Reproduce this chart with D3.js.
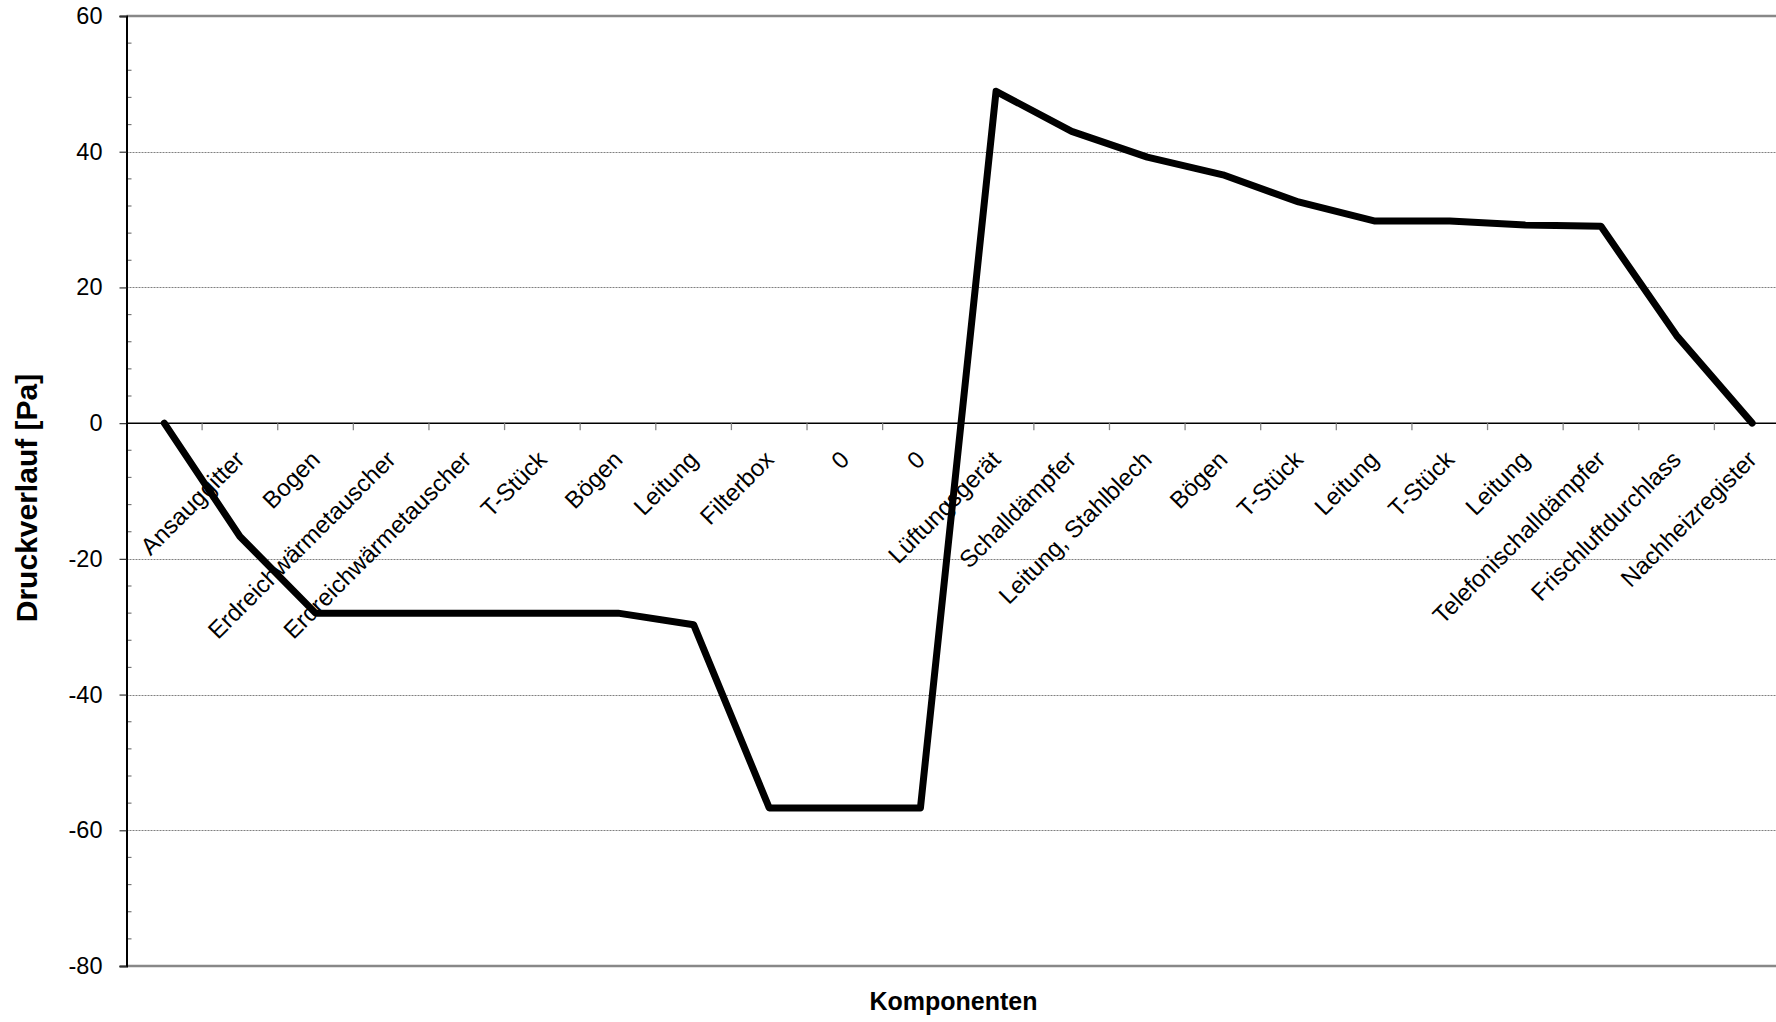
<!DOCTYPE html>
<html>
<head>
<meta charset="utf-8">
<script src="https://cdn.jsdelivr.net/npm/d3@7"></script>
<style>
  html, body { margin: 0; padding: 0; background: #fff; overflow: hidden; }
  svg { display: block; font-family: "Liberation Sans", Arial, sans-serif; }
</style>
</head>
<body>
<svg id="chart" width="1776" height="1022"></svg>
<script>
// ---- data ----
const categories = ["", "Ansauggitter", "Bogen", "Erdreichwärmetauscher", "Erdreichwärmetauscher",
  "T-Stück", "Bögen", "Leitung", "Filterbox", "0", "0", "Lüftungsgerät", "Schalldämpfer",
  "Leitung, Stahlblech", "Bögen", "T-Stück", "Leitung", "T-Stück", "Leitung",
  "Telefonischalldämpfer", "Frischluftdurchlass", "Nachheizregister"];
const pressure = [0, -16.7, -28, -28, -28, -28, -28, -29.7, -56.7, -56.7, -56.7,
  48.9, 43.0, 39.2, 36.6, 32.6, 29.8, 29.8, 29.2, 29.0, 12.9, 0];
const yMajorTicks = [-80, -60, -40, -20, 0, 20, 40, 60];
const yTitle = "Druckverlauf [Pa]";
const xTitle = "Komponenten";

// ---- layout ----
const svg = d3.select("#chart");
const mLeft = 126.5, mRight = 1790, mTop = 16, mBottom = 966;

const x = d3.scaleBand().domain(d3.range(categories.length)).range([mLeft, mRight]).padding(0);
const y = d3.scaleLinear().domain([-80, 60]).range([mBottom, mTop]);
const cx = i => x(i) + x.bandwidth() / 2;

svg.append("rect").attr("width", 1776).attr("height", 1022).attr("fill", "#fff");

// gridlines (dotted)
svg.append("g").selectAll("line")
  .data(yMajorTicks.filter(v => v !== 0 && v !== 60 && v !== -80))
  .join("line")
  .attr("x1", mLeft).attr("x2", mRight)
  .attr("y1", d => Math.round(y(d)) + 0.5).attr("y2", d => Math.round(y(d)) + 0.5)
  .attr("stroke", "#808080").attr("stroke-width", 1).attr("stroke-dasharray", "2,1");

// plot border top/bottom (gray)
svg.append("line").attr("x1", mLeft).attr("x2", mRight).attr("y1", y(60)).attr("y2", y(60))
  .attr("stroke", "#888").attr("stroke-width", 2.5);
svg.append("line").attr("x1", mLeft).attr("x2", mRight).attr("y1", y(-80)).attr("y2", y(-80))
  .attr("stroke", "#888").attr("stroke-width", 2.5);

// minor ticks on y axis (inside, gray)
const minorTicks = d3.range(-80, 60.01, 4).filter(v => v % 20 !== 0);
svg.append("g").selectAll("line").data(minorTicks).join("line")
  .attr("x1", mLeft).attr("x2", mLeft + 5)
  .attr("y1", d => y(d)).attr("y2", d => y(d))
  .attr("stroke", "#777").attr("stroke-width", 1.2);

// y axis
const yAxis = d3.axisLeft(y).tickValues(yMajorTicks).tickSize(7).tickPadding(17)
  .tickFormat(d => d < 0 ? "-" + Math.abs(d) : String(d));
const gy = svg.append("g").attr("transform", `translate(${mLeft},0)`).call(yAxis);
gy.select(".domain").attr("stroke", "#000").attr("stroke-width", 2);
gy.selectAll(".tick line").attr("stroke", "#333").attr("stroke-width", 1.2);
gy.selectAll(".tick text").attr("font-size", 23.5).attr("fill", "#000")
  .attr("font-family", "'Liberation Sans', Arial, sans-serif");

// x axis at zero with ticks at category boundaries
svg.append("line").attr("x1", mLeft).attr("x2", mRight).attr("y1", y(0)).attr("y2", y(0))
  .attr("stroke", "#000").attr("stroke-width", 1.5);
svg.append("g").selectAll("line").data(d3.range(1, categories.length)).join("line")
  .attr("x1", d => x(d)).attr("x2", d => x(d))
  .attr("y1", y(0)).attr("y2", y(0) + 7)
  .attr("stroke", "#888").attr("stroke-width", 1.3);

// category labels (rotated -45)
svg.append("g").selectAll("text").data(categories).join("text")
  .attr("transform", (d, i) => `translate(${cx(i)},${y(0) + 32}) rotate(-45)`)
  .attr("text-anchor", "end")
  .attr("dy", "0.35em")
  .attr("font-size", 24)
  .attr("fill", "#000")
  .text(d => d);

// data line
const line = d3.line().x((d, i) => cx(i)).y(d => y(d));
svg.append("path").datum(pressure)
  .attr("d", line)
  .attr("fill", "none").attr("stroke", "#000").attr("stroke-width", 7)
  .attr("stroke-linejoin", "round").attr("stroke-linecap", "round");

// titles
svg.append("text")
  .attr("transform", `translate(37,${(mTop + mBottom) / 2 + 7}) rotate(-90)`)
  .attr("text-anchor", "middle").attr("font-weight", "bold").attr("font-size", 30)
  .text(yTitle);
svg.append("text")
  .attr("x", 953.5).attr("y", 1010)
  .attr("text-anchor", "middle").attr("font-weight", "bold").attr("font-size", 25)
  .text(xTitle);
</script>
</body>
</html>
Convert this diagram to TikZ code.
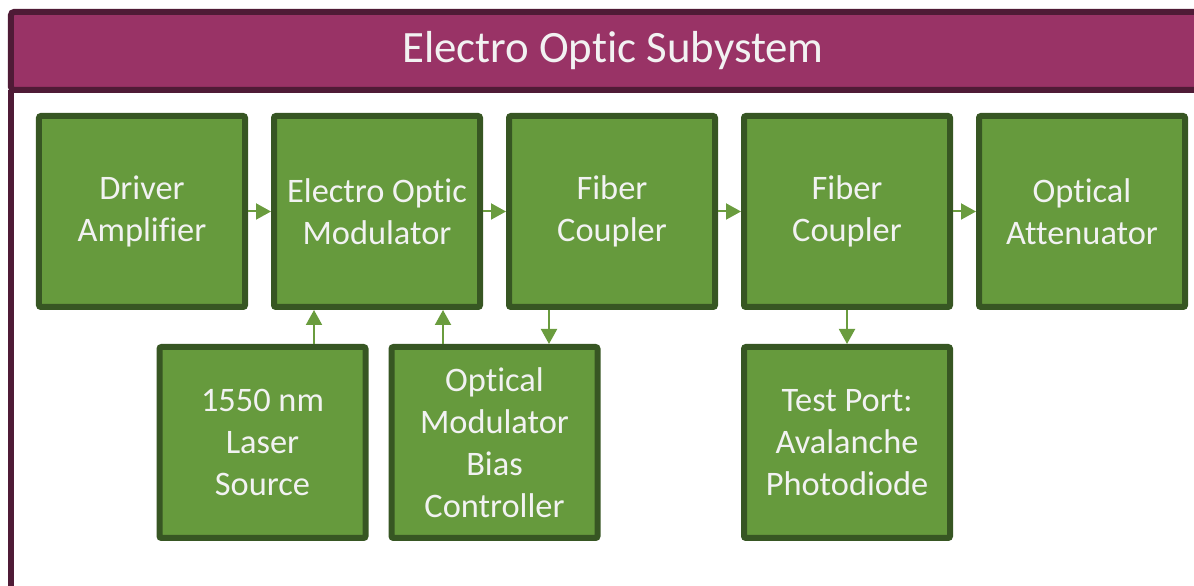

^^^^

> **The problem**:
Pictures are excluded; repeat every record exactly.

> **Response below**:
Reproduce this chart with D3.js.
<!DOCTYPE html>
<html>
<head>
<meta charset="utf-8">
<script src="https://cdn.jsdelivr.net/npm/d3@7"></script>
<style>
  html, body { margin: 0; padding: 0; background: #fff; overflow: hidden; }
  svg { display: block; font-family: "Liberation Sans", Arial, sans-serif; }
</style>
</head>
<body>
<svg id="chart" width="1776" height="1022"></svg>
<script>
// ---- data ----
const categories = ["", "Ansauggitter", "Bogen", "Erdreichwärmetauscher", "Erdreichwärmetauscher",
  "T-Stück", "Bögen", "Leitung", "Filterbox", "0", "0", "Lüftungsgerät", "Schalldämpfer",
  "Leitung, Stahlblech", "Bögen", "T-Stück", "Leitung", "T-Stück", "Leitung",
  "Telefonischalldämpfer", "Frischluftdurchlass", "Nachheizregister"];
const pressure = [0, -16.7, -28, -28, -28, -28, -28, -29.7, -56.7, -56.7, -56.7,
  48.9, 43.0, 39.2, 36.6, 32.6, 29.8, 29.8, 29.2, 29.0, 12.9, 0];
const yMajorTicks = [-80, -60, -40, -20, 0, 20, 40, 60];
const yTitle = "Druckverlauf [Pa]";
const xTitle = "Komponenten";

// ---- layout ----
const svg = d3.select("#chart");
const mLeft = 126.5, mRight = 1790, mTop = 16, mBottom = 966;

const x = d3.scaleBand().domain(d3.range(categories.length)).range([mLeft, mRight]).padding(0);
const y = d3.scaleLinear().domain([-80, 60]).range([mBottom, mTop]);
const cx = i => x(i) + x.bandwidth() / 2;

svg.append("rect").attr("width", 1776).attr("height", 1022).attr("fill", "#fff");

// gridlines (dotted)
svg.append("g").selectAll("line")
  .data(yMajorTicks.filter(v => v !== 0 && v !== 60 && v !== -80))
  .join("line")
  .attr("x1", mLeft).attr("x2", mRight)
  .attr("y1", d => Math.round(y(d)) + 0.5).attr("y2", d => Math.round(y(d)) + 0.5)
  .attr("stroke", "#808080").attr("stroke-width", 1).attr("stroke-dasharray", "2,1");

// plot border top/bottom (gray)
svg.append("line").attr("x1", mLeft).attr("x2", mRight).attr("y1", y(60)).attr("y2", y(60))
  .attr("stroke", "#888").attr("stroke-width", 2.5);
svg.append("line").attr("x1", mLeft).attr("x2", mRight).attr("y1", y(-80)).attr("y2", y(-80))
  .attr("stroke", "#888").attr("stroke-width", 2.5);

// minor ticks on y axis (inside, gray)
const minorTicks = d3.range(-80, 60.01, 4).filter(v => v % 20 !== 0);
svg.append("g").selectAll("line").data(minorTicks).join("line")
  .attr("x1", mLeft).attr("x2", mLeft + 5)
  .attr("y1", d => y(d)).attr("y2", d => y(d))
  .attr("stroke", "#777").attr("stroke-width", 1.2);

// y axis
const yAxis = d3.axisLeft(y).tickValues(yMajorTicks).tickSize(7).tickPadding(17)
  .tickFormat(d => d < 0 ? "-" + Math.abs(d) : String(d));
const gy = svg.append("g").attr("transform", `translate(${mLeft},0)`).call(yAxis);
gy.select(".domain").attr("stroke", "#000").attr("stroke-width", 2);
gy.selectAll(".tick line").attr("stroke", "#333").attr("stroke-width", 1.2);
gy.selectAll(".tick text").attr("font-size", 23.5).attr("fill", "#000")
  .attr("font-family", "'Liberation Sans', Arial, sans-serif");

// x axis at zero with ticks at category boundaries
svg.append("line").attr("x1", mLeft).attr("x2", mRight).attr("y1", y(0)).attr("y2", y(0))
  .attr("stroke", "#000").attr("stroke-width", 1.5);
svg.append("g").selectAll("line").data(d3.range(1, categories.length)).join("line")
  .attr("x1", d => x(d)).attr("x2", d => x(d))
  .attr("y1", y(0)).attr("y2", y(0) + 7)
  .attr("stroke", "#888").attr("stroke-width", 1.3);

// category labels (rotated -45)
svg.append("g").selectAll("text").data(categories).join("text")
  .attr("transform", (d, i) => `translate(${cx(i)},${y(0) + 32}) rotate(-45)`)
  .attr("text-anchor", "end")
  .attr("dy", "0.35em")
  .attr("font-size", 24)
  .attr("fill", "#000")
  .text(d => d);

// data line
const line = d3.line().x((d, i) => cx(i)).y(d => y(d));
svg.append("path").datum(pressure)
  .attr("d", line)
  .attr("fill", "none").attr("stroke", "#000").attr("stroke-width", 7)
  .attr("stroke-linejoin", "round").attr("stroke-linecap", "round");

// titles
svg.append("text")
  .attr("transform", `translate(37,${(mTop + mBottom) / 2 + 7}) rotate(-90)`)
  .attr("text-anchor", "middle").attr("font-weight", "bold").attr("font-size", 30)
  .text(yTitle);
svg.append("text")
  .attr("x", 953.5).attr("y", 1010)
  .attr("text-anchor", "middle").attr("font-weight", "bold").attr("font-size", 25)
  .text(xTitle);
</script>
</body>
</html>
Convert this diagram to TikZ code.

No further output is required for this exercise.